* **Input material**:
_ _ _ _

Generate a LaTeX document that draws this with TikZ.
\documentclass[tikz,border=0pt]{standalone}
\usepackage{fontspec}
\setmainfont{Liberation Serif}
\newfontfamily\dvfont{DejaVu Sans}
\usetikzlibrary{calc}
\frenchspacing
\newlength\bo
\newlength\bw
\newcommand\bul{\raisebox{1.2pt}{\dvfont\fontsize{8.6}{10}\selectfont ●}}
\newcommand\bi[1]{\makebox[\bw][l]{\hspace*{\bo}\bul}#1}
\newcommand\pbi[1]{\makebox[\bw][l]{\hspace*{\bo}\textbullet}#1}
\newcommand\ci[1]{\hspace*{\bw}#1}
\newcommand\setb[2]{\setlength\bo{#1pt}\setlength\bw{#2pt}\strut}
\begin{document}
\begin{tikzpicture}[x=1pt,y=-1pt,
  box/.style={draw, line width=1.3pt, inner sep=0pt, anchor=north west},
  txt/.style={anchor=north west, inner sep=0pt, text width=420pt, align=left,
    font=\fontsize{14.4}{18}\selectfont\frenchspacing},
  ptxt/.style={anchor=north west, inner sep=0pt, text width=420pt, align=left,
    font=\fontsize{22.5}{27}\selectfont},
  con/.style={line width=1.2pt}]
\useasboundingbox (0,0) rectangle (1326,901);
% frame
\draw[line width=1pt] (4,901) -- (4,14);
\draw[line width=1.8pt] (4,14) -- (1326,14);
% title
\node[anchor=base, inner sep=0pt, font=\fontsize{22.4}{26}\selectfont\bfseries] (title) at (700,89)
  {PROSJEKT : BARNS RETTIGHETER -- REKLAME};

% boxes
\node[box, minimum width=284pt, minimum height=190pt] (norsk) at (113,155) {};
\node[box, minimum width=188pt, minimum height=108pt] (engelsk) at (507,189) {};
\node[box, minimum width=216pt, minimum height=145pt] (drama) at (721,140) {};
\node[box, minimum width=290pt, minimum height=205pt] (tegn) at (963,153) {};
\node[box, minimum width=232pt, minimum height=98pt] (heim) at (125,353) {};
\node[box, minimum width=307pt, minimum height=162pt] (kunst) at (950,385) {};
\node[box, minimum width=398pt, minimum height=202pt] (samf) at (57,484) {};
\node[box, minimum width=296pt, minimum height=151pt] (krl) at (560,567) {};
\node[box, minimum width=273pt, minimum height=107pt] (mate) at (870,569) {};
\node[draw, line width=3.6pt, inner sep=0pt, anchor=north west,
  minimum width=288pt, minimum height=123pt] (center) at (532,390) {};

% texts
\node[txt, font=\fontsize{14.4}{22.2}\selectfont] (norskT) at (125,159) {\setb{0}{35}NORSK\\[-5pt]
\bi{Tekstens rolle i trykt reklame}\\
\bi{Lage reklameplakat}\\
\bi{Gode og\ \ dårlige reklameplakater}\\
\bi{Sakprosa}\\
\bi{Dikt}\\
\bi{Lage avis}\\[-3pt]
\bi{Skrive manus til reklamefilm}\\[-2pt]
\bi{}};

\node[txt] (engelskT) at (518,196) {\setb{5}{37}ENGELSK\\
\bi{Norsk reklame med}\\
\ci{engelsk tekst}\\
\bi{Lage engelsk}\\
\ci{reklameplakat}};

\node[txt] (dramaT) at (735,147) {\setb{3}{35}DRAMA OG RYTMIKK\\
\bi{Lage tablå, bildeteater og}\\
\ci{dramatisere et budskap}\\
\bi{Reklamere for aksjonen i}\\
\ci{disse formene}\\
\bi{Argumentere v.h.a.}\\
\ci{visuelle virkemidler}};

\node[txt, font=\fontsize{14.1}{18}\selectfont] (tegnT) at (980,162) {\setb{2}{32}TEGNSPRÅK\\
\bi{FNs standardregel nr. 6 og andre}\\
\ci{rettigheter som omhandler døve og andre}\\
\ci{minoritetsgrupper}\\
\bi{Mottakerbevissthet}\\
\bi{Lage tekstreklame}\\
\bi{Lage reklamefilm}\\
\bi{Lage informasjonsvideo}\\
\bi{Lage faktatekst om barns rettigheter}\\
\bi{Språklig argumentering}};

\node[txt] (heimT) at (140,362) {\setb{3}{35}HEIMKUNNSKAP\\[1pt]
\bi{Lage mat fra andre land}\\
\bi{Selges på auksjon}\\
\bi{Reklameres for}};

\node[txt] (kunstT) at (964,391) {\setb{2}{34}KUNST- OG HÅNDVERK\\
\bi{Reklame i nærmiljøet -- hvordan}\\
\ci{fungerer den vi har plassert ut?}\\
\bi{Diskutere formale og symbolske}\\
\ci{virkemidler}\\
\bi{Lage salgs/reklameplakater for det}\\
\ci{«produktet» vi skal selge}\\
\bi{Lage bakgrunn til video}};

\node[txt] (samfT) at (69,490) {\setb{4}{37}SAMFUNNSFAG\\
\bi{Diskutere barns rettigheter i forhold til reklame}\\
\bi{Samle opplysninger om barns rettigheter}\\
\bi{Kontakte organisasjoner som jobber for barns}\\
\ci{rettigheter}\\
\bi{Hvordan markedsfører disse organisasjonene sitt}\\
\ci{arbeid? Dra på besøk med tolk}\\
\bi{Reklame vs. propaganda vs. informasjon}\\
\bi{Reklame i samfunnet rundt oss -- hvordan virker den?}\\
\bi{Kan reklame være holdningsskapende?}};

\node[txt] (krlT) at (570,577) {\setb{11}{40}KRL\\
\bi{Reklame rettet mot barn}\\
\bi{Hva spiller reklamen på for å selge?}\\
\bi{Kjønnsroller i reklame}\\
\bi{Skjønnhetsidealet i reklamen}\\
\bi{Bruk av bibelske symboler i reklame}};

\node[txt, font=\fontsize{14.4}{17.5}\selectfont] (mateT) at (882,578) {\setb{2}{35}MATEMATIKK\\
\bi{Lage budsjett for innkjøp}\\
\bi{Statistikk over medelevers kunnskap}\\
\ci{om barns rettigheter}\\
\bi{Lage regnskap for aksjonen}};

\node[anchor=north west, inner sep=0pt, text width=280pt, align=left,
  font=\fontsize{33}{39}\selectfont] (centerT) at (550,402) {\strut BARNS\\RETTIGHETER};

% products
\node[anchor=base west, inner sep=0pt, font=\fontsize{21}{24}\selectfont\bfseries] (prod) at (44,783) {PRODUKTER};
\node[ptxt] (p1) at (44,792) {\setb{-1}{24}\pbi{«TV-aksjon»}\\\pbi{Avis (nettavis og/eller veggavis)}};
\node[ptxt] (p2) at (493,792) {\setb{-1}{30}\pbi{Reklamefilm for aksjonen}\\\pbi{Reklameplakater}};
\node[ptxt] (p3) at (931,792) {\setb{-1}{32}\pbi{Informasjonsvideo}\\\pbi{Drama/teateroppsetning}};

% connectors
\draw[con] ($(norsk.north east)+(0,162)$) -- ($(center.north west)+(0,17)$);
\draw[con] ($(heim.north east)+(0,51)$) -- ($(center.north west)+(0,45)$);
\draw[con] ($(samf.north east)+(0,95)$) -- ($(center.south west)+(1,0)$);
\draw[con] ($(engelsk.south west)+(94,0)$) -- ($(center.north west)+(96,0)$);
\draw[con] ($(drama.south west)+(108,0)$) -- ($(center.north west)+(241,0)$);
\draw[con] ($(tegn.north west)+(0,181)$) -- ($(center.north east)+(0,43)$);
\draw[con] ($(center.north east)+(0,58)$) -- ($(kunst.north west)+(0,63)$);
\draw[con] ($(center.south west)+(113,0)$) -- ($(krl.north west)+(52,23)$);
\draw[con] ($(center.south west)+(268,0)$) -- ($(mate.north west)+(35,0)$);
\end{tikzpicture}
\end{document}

_ _ _ _

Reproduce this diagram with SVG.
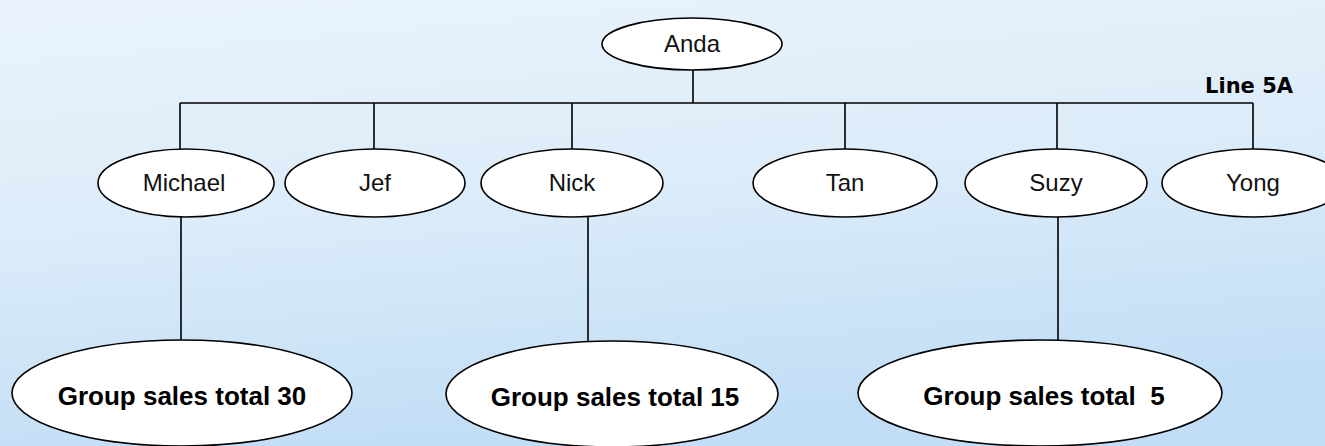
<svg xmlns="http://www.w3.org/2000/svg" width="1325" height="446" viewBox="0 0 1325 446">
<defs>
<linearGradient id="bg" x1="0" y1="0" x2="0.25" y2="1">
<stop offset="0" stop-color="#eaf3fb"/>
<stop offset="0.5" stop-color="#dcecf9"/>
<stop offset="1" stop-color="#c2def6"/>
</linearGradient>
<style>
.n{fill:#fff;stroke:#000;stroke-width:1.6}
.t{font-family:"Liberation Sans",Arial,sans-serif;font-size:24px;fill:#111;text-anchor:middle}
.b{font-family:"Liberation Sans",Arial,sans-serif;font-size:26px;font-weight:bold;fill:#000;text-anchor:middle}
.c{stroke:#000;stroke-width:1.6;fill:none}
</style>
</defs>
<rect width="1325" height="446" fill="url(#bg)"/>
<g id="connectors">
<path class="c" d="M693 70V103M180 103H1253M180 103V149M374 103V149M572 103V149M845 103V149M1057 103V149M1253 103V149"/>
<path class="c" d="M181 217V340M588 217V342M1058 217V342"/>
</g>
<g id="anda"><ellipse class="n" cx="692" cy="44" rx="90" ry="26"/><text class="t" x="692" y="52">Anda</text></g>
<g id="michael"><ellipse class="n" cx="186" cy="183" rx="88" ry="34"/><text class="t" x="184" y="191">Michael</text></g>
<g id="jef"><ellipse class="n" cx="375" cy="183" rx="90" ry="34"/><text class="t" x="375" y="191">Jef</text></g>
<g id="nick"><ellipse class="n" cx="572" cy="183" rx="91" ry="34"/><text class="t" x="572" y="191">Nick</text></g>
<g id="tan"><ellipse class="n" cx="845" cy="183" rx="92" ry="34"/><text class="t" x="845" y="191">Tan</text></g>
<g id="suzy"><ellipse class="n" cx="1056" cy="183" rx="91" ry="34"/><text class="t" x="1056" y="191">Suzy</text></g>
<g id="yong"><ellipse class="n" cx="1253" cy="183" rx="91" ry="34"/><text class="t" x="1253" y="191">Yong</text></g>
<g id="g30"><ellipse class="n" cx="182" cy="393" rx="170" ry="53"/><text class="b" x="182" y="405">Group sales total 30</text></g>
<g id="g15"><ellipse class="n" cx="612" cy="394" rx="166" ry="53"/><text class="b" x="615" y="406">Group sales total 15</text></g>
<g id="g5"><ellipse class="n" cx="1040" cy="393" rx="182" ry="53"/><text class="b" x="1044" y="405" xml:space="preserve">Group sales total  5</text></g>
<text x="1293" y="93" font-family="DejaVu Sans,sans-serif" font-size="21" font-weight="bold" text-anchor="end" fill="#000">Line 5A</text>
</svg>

_ _ _ _

* **Written instruction**:
Isolate each line of the listing above that includes "this". Copy it.

* **The result**:
Generate a LaTeX document that draws this with TikZ.
Reproduce this diagram with SVG.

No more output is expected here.